◆ **Exercise prompt**
In the entries below, count the lines holding "that". Reply with the number only.

◆ **Stored rows**
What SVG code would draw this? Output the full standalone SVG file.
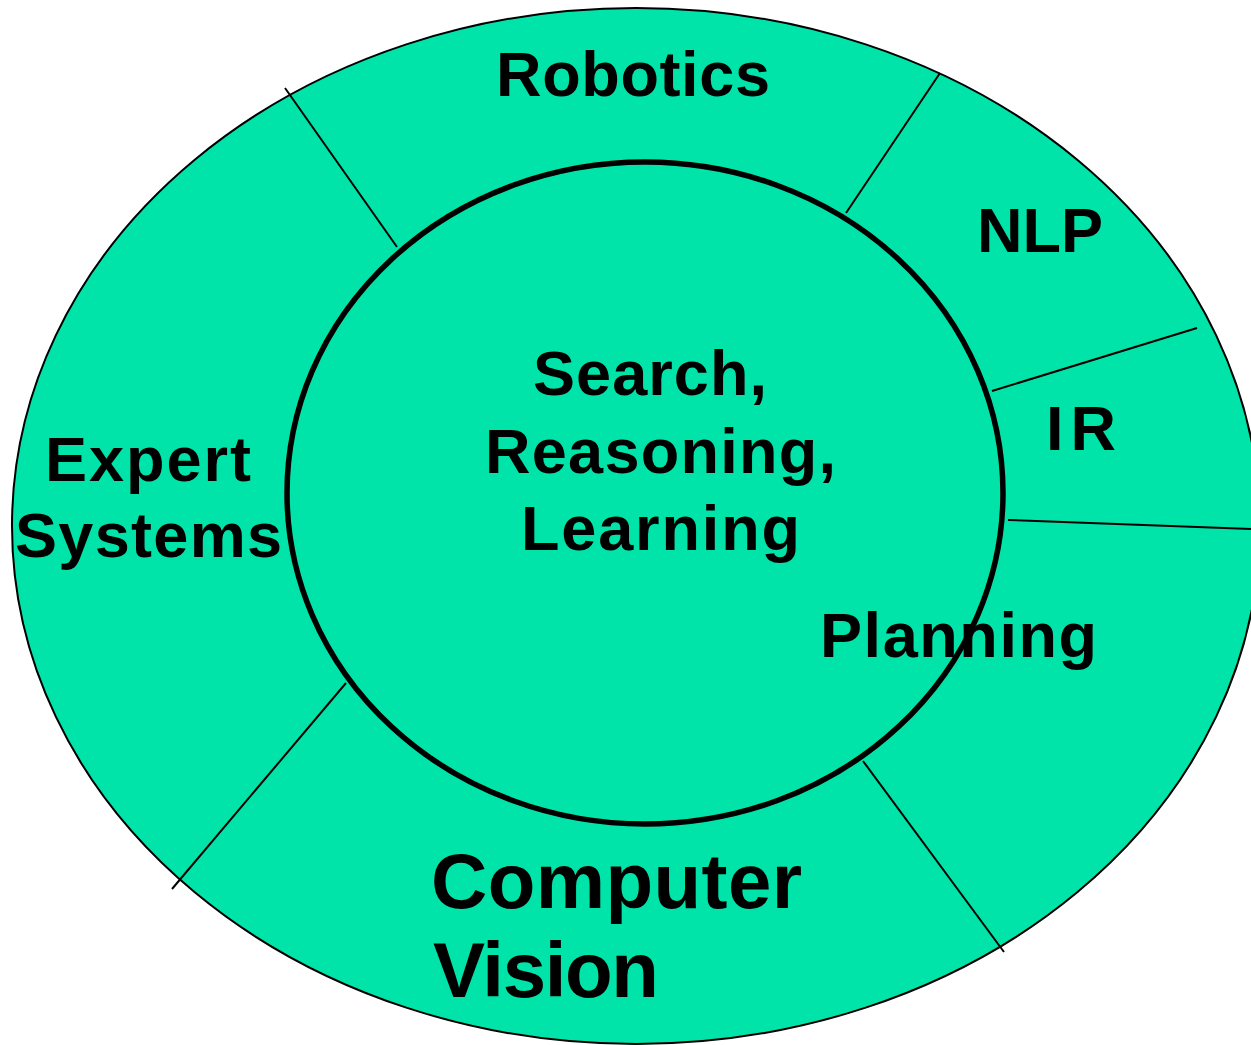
<svg xmlns="http://www.w3.org/2000/svg" width="1251" height="1045" viewBox="0 0 1251 1045">
  <style>
    .ring { fill: #00E4A9; stroke: #000; stroke-width: 2; }
    .core { fill: none; stroke: #000; stroke-width: 5.5; }
    .div { stroke: #000; stroke-width: 2; fill: none; }
    .lbl { font-family: "Liberation Sans", Arial, Helvetica, sans-serif; font-weight: bold; font-size: 63px; fill: #000; }
    .big { font-size: 78px; }
  </style>
  <rect width="1251" height="1045" fill="#fff"/>

  <!-- outer ring of application areas -->
  <g id="outer-ring">
    <ellipse class="ring" cx="636" cy="526" rx="624" ry="518"/>
  </g>

  <!-- dividers between the areas -->
  <g id="connectors">
    <line class="div" x1="285" y1="88" x2="397" y2="247"/>
    <line class="div" x1="940" y1="73" x2="846" y2="213"/>
    <line class="div" x1="1197" y1="328" x2="992" y2="391"/>
    <line class="div" x1="1008" y1="520" x2="1251" y2="529"/>
    <line class="div" x1="863" y1="761" x2="1004" y2="952"/>
    <line class="div" x1="346" y1="683" x2="172" y2="889"/>
  </g>

  <g id="robotics">
    <text class="lbl" x="496" y="96" textLength="274" lengthAdjust="spacing">Robotics</text>
  </g>
  <g id="nlp">
    <text class="lbl" x="977" y="252" textLength="126" lengthAdjust="spacing">NLP</text>
  </g>
  <g id="ir">
    <text class="lbl" x="1046" y="450" textLength="70" lengthAdjust="spacing">IR</text>
  </g>
  <g id="expert-systems">
    <text class="lbl" x="45" y="481" textLength="206" lengthAdjust="spacing">Expert</text>
    <text class="lbl" x="15" y="557" textLength="267" lengthAdjust="spacing">Systems</text>
  </g>
  <g id="planning">
    <text class="lbl" x="820" y="657" textLength="277" lengthAdjust="spacing">Planning</text>
  </g>
  <g id="computer-vision">
    <text class="lbl big" x="431" y="908" textLength="371" lengthAdjust="spacing">Computer</text>
    <text class="lbl big" x="433" y="997" textLength="226" lengthAdjust="spacing">Vision</text>
  </g>

  <!-- core techniques -->
  <g id="core">
    <ellipse class="core" cx="645" cy="493" rx="358" ry="331"/>
    <text class="lbl" x="533" y="395" textLength="234" lengthAdjust="spacing">Search,</text>
    <text class="lbl" x="485" y="473" textLength="351" lengthAdjust="spacing">Reasoning,</text>
    <text class="lbl" x="521" y="550" textLength="279" lengthAdjust="spacing">Learning</text>
  </g>
</svg>
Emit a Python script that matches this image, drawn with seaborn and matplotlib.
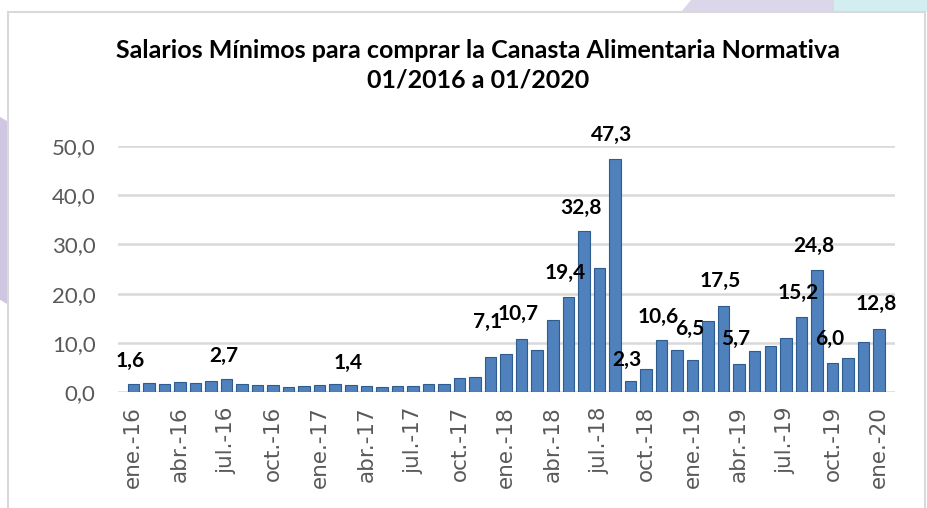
import pandas as pd
import seaborn as sns
import matplotlib.pyplot as plt
from matplotlib.patches import Rectangle, Polygon
from matplotlib.ticker import FuncFormatter

# Monthly periods ene-16 .. ene-20
months = ['ene.', 'feb.', 'mar.', 'abr.', 'may.', 'jun.',
          'jul.', 'ago.', 'sep.', 'oct.', 'nov.', 'dic.']
years = ['16', '17', '18', '19', '20']
periods = [m + '-' + y for y in years for m in months][:49]

# Minimum wages needed
values = [1.6, 1.9, 1.7, 2.0, 1.8, 2.3, 2.7, 1.6, 1.5, 1.5, 1.1, 1.3,
          1.5, 1.6, 1.4, 1.3, 1.1, 1.3, 1.3, 1.7, 1.7, 2.8, 3.0, 7.1,
          7.8, 10.7, 8.6, 14.6, 19.4, 32.8, 25.3, 47.3, 2.3, 4.7, 10.6, 8.6,
          6.5, 14.5, 17.5, 5.7, 8.4, 9.4, 10.9, 15.2, 24.8, 6.0, 7.0, 10.1,
          12.8]

# Bars that carry a data label, and extra lift of those labels
label_idx = [0, 6, 14, 23, 25, 28, 29, 31, 32, 34, 36, 38, 39, 43, 44, 45, 48]
label_lift = [4.8, 4.7, 4.6, 7.1, 5.1, 4.8, 4.5, 4.8, 4.3, 4.7, 6.3, 5.0, 5.1, 4.9, 4.8, 4.8, 5.0]

title_lines = ['Salarios Mínimos para comprar la Canasta Alimentaria Normativa',
               '01/2016 a 01/2020']

df = pd.DataFrame({'periodo': periods, 'salarios': values})

sns.set_style('white')
plt.rcParams['font.family'] = ['Lato', 'DejaVu Sans']

fig = plt.figure(figsize=(9.27, 5.08), dpi=100)

# background decoration of the slide
fig.patches.append(Polygon([[0.745, 1.0], [0.9, 1.0], [0.9, 0.976], [0.735, 0.976]],
                           closed=True, transform=fig.transFigure,
                           facecolor='#DCD6EA', edgecolor='none', zorder=-3))
fig.patches.append(Polygon([[0.9, 1.0], [1.0, 1.0], [1.0, 0.976], [0.9, 0.976]],
                           closed=True, transform=fig.transFigure,
                           facecolor='#D3EEF0', edgecolor='none', zorder=-3))
fig.patches.append(Polygon([[0.0, 0.77], [0.009, 0.76], [0.009, 0.40], [0.0, 0.41]],
                           closed=True, transform=fig.transFigure,
                           facecolor='#CFC6E2', edgecolor='none', zorder=-3))
fig.patches.append(Rectangle((0.009, -0.05), 0.989, 1.026, transform=fig.transFigure,
                             facecolor='white', edgecolor='#D9D9D9', linewidth=1.5, zorder=-2))

ax = fig.add_axes([0.127, 0.228, 0.838, 0.485])
ax.set_facecolor('none')
ax.set_zorder(2)

sns.barplot(data=df, x='periodo', y='salarios', color='#4F81BD', width=0.74,
            edgecolor='#2F5C8F', linewidth=0.8, saturation=1, ax=ax, zorder=3)

for i, lift in zip(label_idx, label_lift):
    ax.text(i - 0.2, values[i] + lift, f'{values[i]:.1f}'.replace('.', ','),
            ha='center', va='center', fontsize=15, fontweight='bold', color='black')

ax.set_xlim(-1, 49)
ax.set_ylim(0, 50)
ax.set_yticks([0, 10, 20, 30, 40, 50])
ax.yaxis.set_major_formatter(FuncFormatter(lambda v, p: f'{v:.1f}'.replace('.', ',')))
ax.yaxis.grid(True, color='#D9D9D9', linewidth=1.8, zorder=0)
ax.set_axisbelow(True)

ax.set_xticks(range(0, 49, 3))
ax.set_xticklabels([periods[i] for i in range(0, 49, 3)], rotation=90,
                   family='DejaVu Sans')
ax.tick_params(axis='x', length=0, pad=10, labelsize=15.5, colors='#595959')
ax.tick_params(axis='y', length=0, pad=16, labelsize=16, colors='#595959')
ax.set_xlabel('')
ax.set_ylabel('')
sns.despine(ax=ax, left=True, bottom=True)

fig.text(0.516, 1 - 50 / 508, title_lines[0], ha='center', va='center',
         fontsize=18, fontweight='bold', color='black')
fig.text(0.516, 1 - 80 / 508, title_lines[1], ha='center', va='center',
         fontsize=18, fontweight='bold', color='black')

fig.savefig('out.png', dpi=100)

◆ **Task result**
2